Juana a los 12

Crítica de Alejandro Lingenti - La Nación

Todos contra Juana

Estrenada el año pasado en el Bafici, esta ópera prima de Martín Shanly es un prodigio de sencillez y elocuencia. También de originalidad: no son muchas las películas del cine argentino que han explorado la vida cotidiana de los alumnos cuyos padres eligen la educación privada, ese lugar apresuradamente idealizado que suele reflejar con más claridad las aspiraciones de los adultos que las de los chicos. Juana es una alumna díscola e intrigante de una escuela bilingüe de gente de clase acomodada. El espacio para correrse de las pautas establecidas es ahí muy reducido.

Shanly configura ese universo asfixiante en el que se mueve la protagonista, muy similar al que aprisiona al torturado Antoine Doinel de Los 400 golpes, el clásico de Trufaut, hilvanando escenas que duran exactamente lo que deben durar para no perder eficacia. Pero además tiene imaginación y sentido del humor para contar lo que necesita sin recurrir a las obviedades ni ser burdamente explícito. Un buen ejemplo es la escena en la que la mamá de Juana pinta unos vistosos pájaros para decorar unos platos de porcelana que a la jovencita le parecen "demasiado lindos". Juana objeta esa belleza inalterable, la cuestiona y obtiene una respuesta reveladora: "Los copié de un libro, tienen que ser iguales, tienen que ser así". La discusión queda rápidamente saldada porque la madre ni siquiera considera la posibilidad de mudar alguna de sus arquetípicas convicciones, por más banales y retóricas que sean. Todo lo que pasa en el universo que rodea a Juana es de algún modo una reproducción a escala mayor de esa situación: un entorno que no la interpreta, que no dialoga demasiado con ella, sino lo hace en sus propios términos y que no parece dispuesto a ceder casi nunca. Perceptiva, Juana toma nota de esa hostilidad y se rebela a su manera: no presta atención en clase, tiene dificultades con el inglés y trama una inocente venganza contra dos compañeras que la marginan de manera ostensible simplemente por no parecerse a los demás.

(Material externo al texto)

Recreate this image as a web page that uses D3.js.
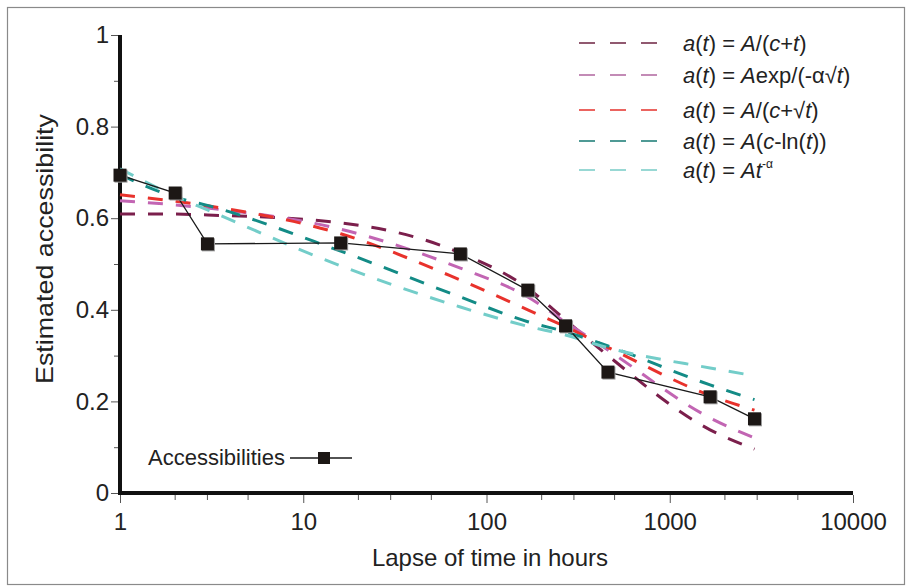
<!DOCTYPE html>
<html>
<head>
<meta charset="utf-8">
<script src="https://cdn.jsdelivr.net/npm/d3@7"></script>
<style>
  body { margin: 0; background: #fff; }
  svg { font-family: "Liberation Sans", Arial, sans-serif; }
</style>
</head>
<body>
<svg id="chart" width="907" height="588"></svg>
<script>
// lapse of time (hours) for the measured points
var hours = [1, 2, 3, 16, 72, 168, 270, 460, 1660, 2900];
var accessibilities = [0.694, 0.655, 0.544, 0.546, 0.522, 0.443, 0.365, 0.264, 0.210, 0.162];

// fitted curves, read at the same hours
var fitInvLinear = [0.609, 0.609, 0.607, 0.590, 0.524, 0.447, 0.378, 0.300, 0.138, 0.096];
var fitExpSqrt   = [0.638, 0.629, 0.622, 0.576, 0.491, 0.428, 0.373, 0.312, 0.164, 0.120];
var fitInvSqrt   = [0.651, 0.637, 0.627, 0.566, 0.465, 0.400, 0.363, 0.318, 0.213, 0.181];
var fitLog       = [0.695, 0.646, 0.628, 0.528, 0.428, 0.374, 0.352, 0.321, 0.236, 0.204];
var fitPower     = [0.708, 0.648, 0.618, 0.496, 0.406, 0.364, 0.345, 0.317, 0.273, 0.256];

var xTicks = [1, 10, 100, 1000, 10000];
var yTicks = [0, 0.1, 0.2, 0.3, 0.4, 0.5, 0.6, 0.7, 0.8, 0.9, 1];

var fits = [
  {values: fitInvLinear, color: "#7b1f4c", legendColor: "#6e2341"},
  {values: fitExpSqrt,   color: "#c265b3", legendColor: "#b0659f"},
  {values: fitInvSqrt,   color: "#e8322c", legendColor: "#e5322d"},
  {values: fitLog,       color: "#138b86", legendColor: "#167a73"},
  {values: fitPower,     color: "#73cdc9", legendColor: "#77ccc6"}
];

var svg = d3.select("#chart");
var x = d3.scaleLog().domain([1, 10000]).range([120, 853]);
var y = d3.scaleLinear().domain([0, 1]).range([493, 35]);

// outer frame
svg.append("rect")
  .attr("x", 7.5).attr("y", 7.5)
  .attr("width", 897).attr("height", 577)
  .attr("fill", "none").attr("stroke", "#8a8a8a").attr("stroke-width", 1.2);

// y axis ticks + labels
var yAxis = svg.append("g")
  .attr("transform", "translate(118,0)")
  .call(d3.axisLeft(y).tickValues(yTicks).tickSize(7).tickPadding(2)
    .tickFormat(function(d) {
      var r = Math.round(d * 10);
      return r % 2 === 0 ? d3.format("~g")(Math.round(d * 10) / 10) : "";
    }));
yAxis.select(".domain").remove();
yAxis.selectAll(".tick line")
  .attr("stroke", "#555")
  .attr("x2", function(d) { return Math.round(d * 10) % 2 === 0 ? -7 : -4; });
yAxis.selectAll(".tick text")
  .attr("font-size", 24).attr("fill", "#222")
  .attr("font-family", "Liberation Sans, Arial, sans-serif");

// x axis ticks (major + 2,3,5 minor)
var minor = [];
[1, 10, 100, 1000].forEach(function(b) { minor.push(b * 2, b * 3, b * 5); });
var xAxis = svg.append("g")
  .attr("transform", "translate(0,495)")
  .call(d3.axisBottom(x).tickValues(xTicks).tickSize(8).tickPadding(10)
    .tickFormat(d3.format("d")));
xAxis.select(".domain").remove();
xAxis.selectAll(".tick line").attr("stroke", "#555");
xAxis.selectAll(".tick text")
  .attr("font-size", 24).attr("fill", "#222")
  .attr("font-family", "Liberation Sans, Arial, sans-serif");
xAxis.selectAll(".minor")
  .data(minor)
  .join("line")
  .attr("class", "minor")
  .attr("x1", d => x(d)).attr("x2", d => x(d))
  .attr("y1", 0).attr("y2", 5)
  .attr("stroke", "#555");

// thick axis lines
svg.append("line")
  .attr("x1", 120).attr("x2", 120)
  .attr("y1", y(1)).attr("y2", y(0) + 2)
  .attr("stroke", "#111").attr("stroke-width", 4);
svg.append("line")
  .attr("x1", 118).attr("x2", x(10000))
  .attr("y1", y(0)).attr("y2", y(0))
  .attr("stroke", "#111").attr("stroke-width", 4);

// axis titles
svg.append("text")
  .attr("x", 490).attr("y", 566)
  .attr("text-anchor", "middle")
  .attr("font-size", 24).attr("fill", "#222")
  .text("Lapse of time in hours");
svg.append("text")
  .attr("transform", "translate(53,249) rotate(-90)")
  .attr("text-anchor", "middle")
  .attr("font-size", 24).attr("fill", "#222")
  .attr("textLength", 270).attr("lengthAdjust", "spacingAndGlyphs")
  .text("Estimated accessibility");

// fitted curves
var line = d3.line()
  .x((d, i) => x(hours[i]))
  .y(d => y(d))
  .curve(d3.curveMonotoneX);

var fitGroup = svg.append("g");
fitGroup.selectAll("path")
  .data(fits)
  .join("path")
  .attr("d", d => line(d.values))
  .attr("fill", "none")
  .attr("stroke", d => d.color)
  .attr("stroke-width", 3)
  .attr("stroke-dasharray", "15,13");

// measured accessibilities
var pts = hours.map((h, i) => [h, accessibilities[i]]);
svg.append("path")
  .attr("d", d3.line().x(d => x(d[0])).y(d => y(d[1]))(pts))
  .attr("fill", "none")
  .attr("stroke", "#1a1a1a")
  .attr("stroke-width", 1.3);

var markers = svg.append("g");
markers.selectAll(".shadow")
  .data(pts)
  .join("rect")
  .attr("class", "shadow")
  .attr("x", d => x(d[0]) - 5.5).attr("y", d => y(d[1]) - 5.5)
  .attr("width", 13).attr("height", 13)
  .attr("fill", "#9a9a9a");
markers.selectAll(".mk")
  .data(pts)
  .join("rect")
  .attr("class", "mk")
  .attr("x", d => x(d[0]) - 6.5).attr("y", d => y(d[1]) - 6.5)
  .attr("width", 13).attr("height", 13)
  .attr("fill", "#1c1715");

// legend for fits
var legendRows = [43, 75, 110, 141, 170];
var legend = svg.append("g");
fits.forEach(function(f, i) {
  legend.append("line")
    .attr("x1", 579).attr("x2", 658)
    .attr("y1", legendRows[i]).attr("y2", legendRows[i])
    .attr("stroke", f.legendColor)
    .attr("stroke-width", 1.6)
    .attr("stroke-dasharray", "16,15");
});

// each label as pieces: [text, italic]
var legendLabels = [
  [["a", 1], ["(", 0], ["t", 1], [") = ", 0], ["A", 1], ["/(", 0], ["c", 1], ["+", 0], ["t", 1], [")", 0]],
  [["a", 1], ["(", 0], ["t", 1], [") = ", 0], ["A", 1], ["exp/(-\u03b1\u221a", 0], ["t", 1], [")", 0]],
  [["a", 1], ["(", 0], ["t", 1], [") = ", 0], ["A", 1], ["/(", 0], ["c", 1], ["+\u221a", 0], ["t", 1], [")", 0]],
  [["a", 1], ["(", 0], ["t", 1], [") = ", 0], ["A", 1], ["(", 0], ["c", 1], ["-ln(", 0], ["t", 1], ["))", 0]],
  [["a", 1], ["(", 0], ["t", 1], [") = ", 0], ["At", 1]]
];
legendLabels.forEach(function(parts, i) {
  var t = legend.append("text")
    .attr("x", 683).attr("y", legendRows[i] + 8)
    .attr("font-size", 22).attr("fill", "#222");
  parts.forEach(function(p) {
    t.append("tspan")
      .attr("font-style", p[1] ? "italic" : "normal")
      .text(p[0]);
  });
  if (i === 4) {
    t.append("tspan")
      .attr("font-size", 12)
      .attr("dy", -10)
      .text("-\u03b1");
  }
});

// legend for measured points
svg.append("text")
  .attr("x", 148).attr("y", 465)
  .attr("font-size", 22).attr("fill", "#222")
  .text("Accessibilities");
svg.append("line")
  .attr("x1", 290).attr("x2", 352)
  .attr("y1", 458).attr("y2", 458)
  .attr("stroke", "#1a1a1a").attr("stroke-width", 1.3);
svg.append("rect")
  .attr("x", 318).attr("y", 452)
  .attr("width", 12).attr("height", 12)
  .attr("fill", "#1c1715");
</script>
</body>
</html>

En ese contexto donde todos parecen asociados para excluirla, la figura del padre brilla por su ausencia y la mamá simula escucharla, pero termina delegando en los curiosos métodos de la psicopedagogía un problema del que insólitamente no sospecha ser parte. Shanly sabe cómo descubrir el encanto de su atribulada heroína: cuando la muestra divirtiéndose durante un examen médico que exige solemnidad y rigidez o transformándola en una tierna vampiresa que se obstina en participar de una fiesta de disfraces a la cual hicieron todo lo posible por no invitarla. Y si se habla de descubrimientos hay que destacar el de Rosario Shanly, hermana de este director que también viene desarrollando su carrera como actor en la escena del teatro independiente porteño: ella es el eje alrededor del cual gira la historia y se hace cargo con una solvencia que asombra. Apañada por un elenco que también incluye a María Passo, la verdadera mamá de los Shanly -otro gran acierto, a la luz de los resultados-, y a un par de actrices notables -Mónica Raiola y María Inés Sancerni, perfectas en sus intervenciones-, Rosario brilla con luz propia, consigue eso que pasa de vez en cuando con los personajes del cine que quedan grabados en la memoria: que deseemos saber cómo siguió su vida después de haberla acompañado apenas por un rato.